You ask: Who Uses HTML?
I use HTML the way people use markdown: as an open, easy to read, easy to write, plain text format for taking notes, writing articles, etc.
I find this quite intuitive and easy – partly because I’m an old-school web-developer from days of yore and I have HTML deeply internalised; partly because I use the abbreviated version of HTML noted above; and partly because I use a VIM plugin called Emmet which allows you to construct complex HTML fragments with a basic shorthand.
The reason why I use HTML instead of markdown is threefold.
- The first is that simple HTML, written with a little care, is readable as-is, and requires no transformation to see it looking pretty (just open in a browser). Markdown requires pandoc to turn it into something else.
- The second is that it is a semantically rich language, full of useful tags for expressing document structure and context for words and sentences. I find Markdown really confining.
- The third reason is that, if I take the care to fill in the basic author/keyword/desc meta-tags I can run scripts over my directories looking for and indexing things. Who cares Search Engines don’t use those tags anymore. I do.
Possibly they’re not entirely compelling reasons for anyone else to adopt HTML over markdown, but they work for me.
Poorchop
I agree with your points and I write HTML directly as well. I hopped on the GitHub Pages and Jekyll bandwagon several years ago but aside from issues with keeping the theme up to date, I realized that I wouldn’t be able to maintain the tooling system if the project were to end up abandoned. It dawned on me that it would be easier and more future-proof to just write the HTML myself.
That introduced some new challenges, namely that it would be too much work to overhaul the site’s layout at this point, but I agree that HTML files are quite readable and modern text editors/plugins make it extremely easy to write. I sometimes find it annoying to insert hyperlinks or images and also to reorganize my writing when it is already enclosed in paragraph tags, but Markdown wouldn’t really solve those issues since those are just a product of writing for the web.
Leon
@Brett,
Thanks for the comment.
Interesting point about internalising HTML. I think I’m the same, especially when it comes to writing it the “verbose” way – I still find it difficult not to close ps, for example.

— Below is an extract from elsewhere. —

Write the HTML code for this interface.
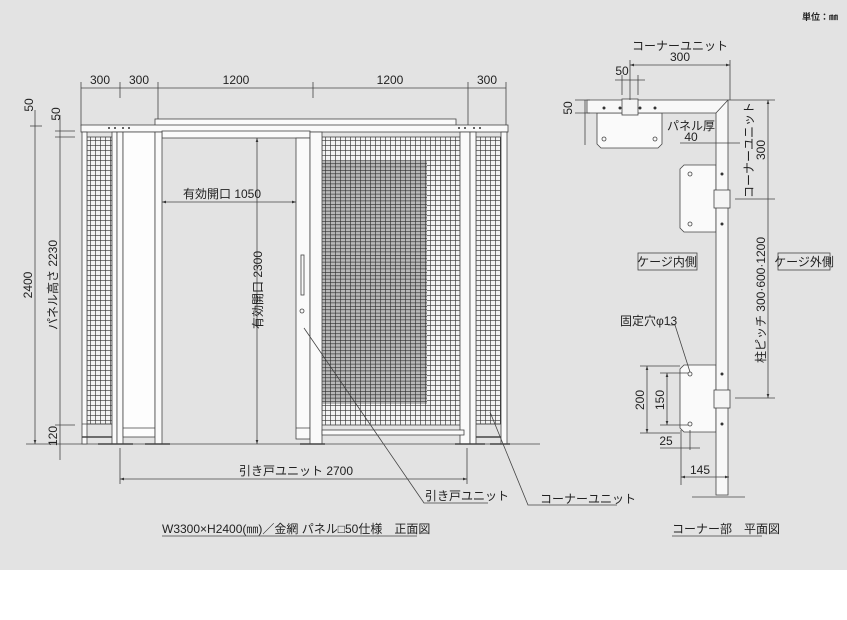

I agree with your points. For anything beyond simple paragraphs, lists and headings, I’ll normally just use HTML, and with stuff like blockquote I’ll end up adding a cite as there’s no Markdown equivalent.
But I think Markdown took off because it is so easy to train yourself to use ##, _ and > reflexively, and hitting return twice beats typing a p tag for me. It’s like typing a formatted text file.
I’m using templates, so adding meta data’s easy, and I do like the idea of using meta and storing usable data in your HTML instead of using, say, YAML. (Incidentally, description is useful for search engines.)
As for @Poorchop’s point, I would probably handcode HTML if it had includes, especially if you could pass variables through them. Variables and HTML meta data would be awesome. Because he’s right: keeping tooling up-to-date can be a PITA. But the thought of not being able to update repeated HTML in one place fills me with horror 😁, although I guess it’s possible through some command line wizardry.